Vehicles will be sold at subsidized rates—15% of the reserve price for federal departments and 50% for provincial departments. Reserve prices will be determined based on vehicle condition, model, and market benchmarks, following established customs valuation procedures.
Strict Payment and Delivery Mechanism
Payments must be made exclusively through official government accounts and verified by the Accountant General Pakistan Revenues (AGPR). Upon confirmation, vehicles will be delivered to authorized representatives only after registration with the Excise and Taxation Department in Islamabad.
The purchasing departments are required to formally acknowledge receipt within three weeks, ensuring proper documentation and transparency.
Final Disposal and Dismantling
At the end of their service life, tampered vehicles will be dismantled under strict supervision by designated customs committees. Vehicles above 1800cc will typically be dismantled after 20 years, while those up to 1800cc will be disposed of after 15 years, subject to certain conditions.
Additionally, vehicles such as buses and vans that remain unsold may be provided free of cost to government-run institutions on the recommendation of relevant ministries.
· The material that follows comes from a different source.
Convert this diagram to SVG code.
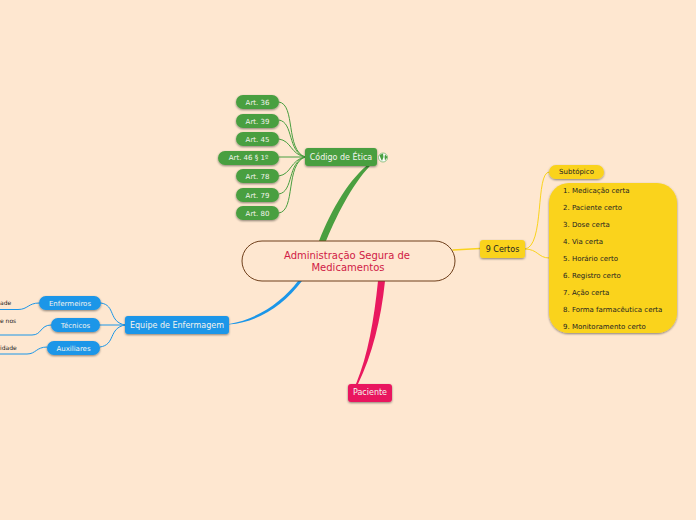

Any vehicle not disposed of within five years will be dismantled as per government policy.
Oversight and Compliance
The FBR has emphasized strict compliance with the new procedure. Regular audits will be conducted to prevent misuse, and violations may lead to cancellation of allocations, seizure of vehicles, and disciplinary action against responsible officials.
The new framework reflects the FBR’s commitment to improving governance, enhancing transparency, and ensuring efficient utilization of confiscated assets within the public sector.